*Instructions to follow*
Check every line of the data below for the string "script", and copy the ones that hold it.

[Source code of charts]
⁂
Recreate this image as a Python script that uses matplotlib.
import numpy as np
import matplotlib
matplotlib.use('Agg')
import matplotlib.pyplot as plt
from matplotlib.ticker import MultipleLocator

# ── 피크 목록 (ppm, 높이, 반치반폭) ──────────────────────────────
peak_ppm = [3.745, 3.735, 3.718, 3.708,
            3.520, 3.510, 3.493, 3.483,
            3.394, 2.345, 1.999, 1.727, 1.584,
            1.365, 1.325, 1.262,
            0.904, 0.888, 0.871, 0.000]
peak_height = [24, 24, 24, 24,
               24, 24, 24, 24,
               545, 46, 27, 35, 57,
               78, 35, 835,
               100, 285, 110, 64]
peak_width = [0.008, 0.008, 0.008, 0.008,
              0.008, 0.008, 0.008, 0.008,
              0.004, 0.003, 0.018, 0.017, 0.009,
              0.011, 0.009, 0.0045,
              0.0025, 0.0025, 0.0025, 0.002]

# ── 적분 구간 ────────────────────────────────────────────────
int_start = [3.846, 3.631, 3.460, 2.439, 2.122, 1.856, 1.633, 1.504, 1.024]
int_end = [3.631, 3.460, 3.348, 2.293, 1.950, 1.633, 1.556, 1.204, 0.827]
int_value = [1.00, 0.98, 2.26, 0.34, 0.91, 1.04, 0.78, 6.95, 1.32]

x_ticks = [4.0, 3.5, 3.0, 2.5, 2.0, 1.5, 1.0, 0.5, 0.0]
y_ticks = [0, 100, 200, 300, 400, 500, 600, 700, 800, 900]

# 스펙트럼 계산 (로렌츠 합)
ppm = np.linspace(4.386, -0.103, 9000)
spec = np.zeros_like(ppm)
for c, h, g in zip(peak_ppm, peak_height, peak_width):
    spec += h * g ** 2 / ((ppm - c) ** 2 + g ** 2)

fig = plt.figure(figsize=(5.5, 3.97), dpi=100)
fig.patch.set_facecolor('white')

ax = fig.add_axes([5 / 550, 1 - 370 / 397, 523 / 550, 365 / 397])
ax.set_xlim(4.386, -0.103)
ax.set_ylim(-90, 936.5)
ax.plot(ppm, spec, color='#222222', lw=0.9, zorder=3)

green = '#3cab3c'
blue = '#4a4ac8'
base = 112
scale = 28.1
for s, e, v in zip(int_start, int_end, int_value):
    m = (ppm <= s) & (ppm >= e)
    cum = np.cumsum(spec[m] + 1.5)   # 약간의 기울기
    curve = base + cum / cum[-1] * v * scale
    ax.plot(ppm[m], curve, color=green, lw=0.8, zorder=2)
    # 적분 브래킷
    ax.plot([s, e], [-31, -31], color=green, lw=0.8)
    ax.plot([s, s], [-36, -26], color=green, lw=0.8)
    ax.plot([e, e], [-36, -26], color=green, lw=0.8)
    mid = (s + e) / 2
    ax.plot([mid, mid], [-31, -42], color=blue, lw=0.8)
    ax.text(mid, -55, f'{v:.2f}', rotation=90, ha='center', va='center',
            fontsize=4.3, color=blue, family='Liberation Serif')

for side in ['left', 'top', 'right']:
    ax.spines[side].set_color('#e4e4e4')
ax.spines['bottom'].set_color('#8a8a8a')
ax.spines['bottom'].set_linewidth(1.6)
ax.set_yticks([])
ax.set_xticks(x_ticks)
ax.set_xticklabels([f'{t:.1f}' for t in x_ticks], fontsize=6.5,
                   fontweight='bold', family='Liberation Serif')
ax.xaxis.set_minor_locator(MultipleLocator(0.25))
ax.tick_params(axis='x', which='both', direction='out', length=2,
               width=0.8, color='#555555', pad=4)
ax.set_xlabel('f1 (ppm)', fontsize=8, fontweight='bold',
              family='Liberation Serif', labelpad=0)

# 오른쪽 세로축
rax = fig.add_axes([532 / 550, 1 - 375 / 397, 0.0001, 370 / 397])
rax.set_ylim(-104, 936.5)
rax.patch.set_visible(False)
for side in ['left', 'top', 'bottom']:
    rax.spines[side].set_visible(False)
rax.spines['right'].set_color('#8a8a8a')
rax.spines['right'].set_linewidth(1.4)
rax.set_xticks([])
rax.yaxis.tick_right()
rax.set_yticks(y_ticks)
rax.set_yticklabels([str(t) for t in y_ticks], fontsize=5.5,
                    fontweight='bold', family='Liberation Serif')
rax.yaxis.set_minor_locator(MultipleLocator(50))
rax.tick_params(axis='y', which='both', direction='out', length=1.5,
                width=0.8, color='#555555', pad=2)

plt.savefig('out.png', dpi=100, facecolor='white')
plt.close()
⁂
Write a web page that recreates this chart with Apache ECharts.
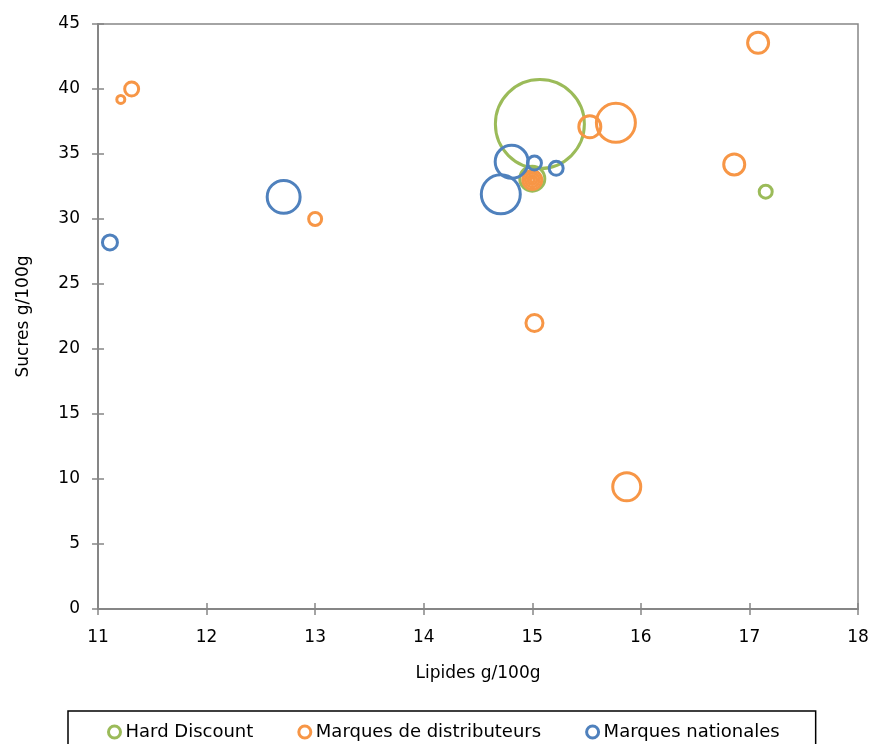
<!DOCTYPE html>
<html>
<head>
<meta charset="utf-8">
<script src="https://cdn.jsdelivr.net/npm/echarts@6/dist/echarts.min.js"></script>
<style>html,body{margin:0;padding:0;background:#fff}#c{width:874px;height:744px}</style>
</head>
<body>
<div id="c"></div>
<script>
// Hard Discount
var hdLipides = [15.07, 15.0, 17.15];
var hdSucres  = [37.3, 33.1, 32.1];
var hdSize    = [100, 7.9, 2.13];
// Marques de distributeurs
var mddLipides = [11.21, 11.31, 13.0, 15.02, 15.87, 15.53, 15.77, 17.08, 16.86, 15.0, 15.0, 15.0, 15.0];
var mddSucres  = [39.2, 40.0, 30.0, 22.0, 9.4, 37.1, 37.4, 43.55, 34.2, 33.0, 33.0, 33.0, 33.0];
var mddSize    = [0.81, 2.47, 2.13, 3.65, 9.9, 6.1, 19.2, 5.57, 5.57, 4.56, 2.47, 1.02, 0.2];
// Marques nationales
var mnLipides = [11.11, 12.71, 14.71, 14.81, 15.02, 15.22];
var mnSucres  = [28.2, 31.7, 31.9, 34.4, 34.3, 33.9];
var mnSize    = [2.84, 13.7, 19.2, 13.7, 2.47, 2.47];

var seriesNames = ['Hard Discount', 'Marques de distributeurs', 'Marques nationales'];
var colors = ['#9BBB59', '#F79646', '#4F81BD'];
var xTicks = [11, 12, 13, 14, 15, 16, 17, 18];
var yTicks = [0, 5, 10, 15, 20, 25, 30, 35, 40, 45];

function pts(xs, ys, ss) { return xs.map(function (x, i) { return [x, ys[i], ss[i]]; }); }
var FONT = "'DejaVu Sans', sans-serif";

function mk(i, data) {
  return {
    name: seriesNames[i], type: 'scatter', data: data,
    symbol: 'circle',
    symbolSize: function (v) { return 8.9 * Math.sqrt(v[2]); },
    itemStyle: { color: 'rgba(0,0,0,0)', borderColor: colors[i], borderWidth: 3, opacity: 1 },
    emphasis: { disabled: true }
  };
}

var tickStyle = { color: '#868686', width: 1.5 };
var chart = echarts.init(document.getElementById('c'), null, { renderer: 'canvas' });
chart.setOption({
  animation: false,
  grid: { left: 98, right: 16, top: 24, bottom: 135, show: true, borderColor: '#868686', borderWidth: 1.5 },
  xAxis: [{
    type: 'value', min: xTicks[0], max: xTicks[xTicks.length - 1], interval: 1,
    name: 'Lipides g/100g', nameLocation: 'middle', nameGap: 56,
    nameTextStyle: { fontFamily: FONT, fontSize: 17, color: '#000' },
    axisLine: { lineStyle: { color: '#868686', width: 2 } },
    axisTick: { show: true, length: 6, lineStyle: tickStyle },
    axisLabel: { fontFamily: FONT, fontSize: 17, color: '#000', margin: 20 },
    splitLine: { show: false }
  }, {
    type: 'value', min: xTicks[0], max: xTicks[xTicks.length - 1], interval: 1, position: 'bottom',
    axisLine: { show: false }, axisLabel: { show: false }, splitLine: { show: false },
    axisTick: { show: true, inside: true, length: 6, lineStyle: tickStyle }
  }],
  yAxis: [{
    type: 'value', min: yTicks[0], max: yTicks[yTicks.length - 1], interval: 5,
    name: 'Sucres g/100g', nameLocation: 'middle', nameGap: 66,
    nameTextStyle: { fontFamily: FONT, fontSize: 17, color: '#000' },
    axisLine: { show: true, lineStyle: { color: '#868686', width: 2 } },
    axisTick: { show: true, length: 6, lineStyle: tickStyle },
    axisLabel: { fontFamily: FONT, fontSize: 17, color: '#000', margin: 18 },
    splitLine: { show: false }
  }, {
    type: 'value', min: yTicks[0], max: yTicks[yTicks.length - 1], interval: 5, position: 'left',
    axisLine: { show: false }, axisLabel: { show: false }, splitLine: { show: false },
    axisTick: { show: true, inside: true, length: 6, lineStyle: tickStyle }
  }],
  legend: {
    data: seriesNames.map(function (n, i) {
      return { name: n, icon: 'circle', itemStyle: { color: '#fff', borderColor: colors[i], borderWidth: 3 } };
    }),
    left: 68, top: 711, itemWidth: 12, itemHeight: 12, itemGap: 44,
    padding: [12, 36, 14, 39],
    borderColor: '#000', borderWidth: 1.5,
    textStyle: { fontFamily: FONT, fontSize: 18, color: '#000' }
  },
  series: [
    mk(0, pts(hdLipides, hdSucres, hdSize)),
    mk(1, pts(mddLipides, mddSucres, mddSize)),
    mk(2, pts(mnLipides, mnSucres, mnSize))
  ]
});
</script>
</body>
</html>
⁂
*Result of this exercise*
Recreate this image as a Python script that uses matplotlib.
<script src="https://cdn.jsdelivr.net/npm/echarts@6/dist/echarts.min.js"></script>
<script>
</script>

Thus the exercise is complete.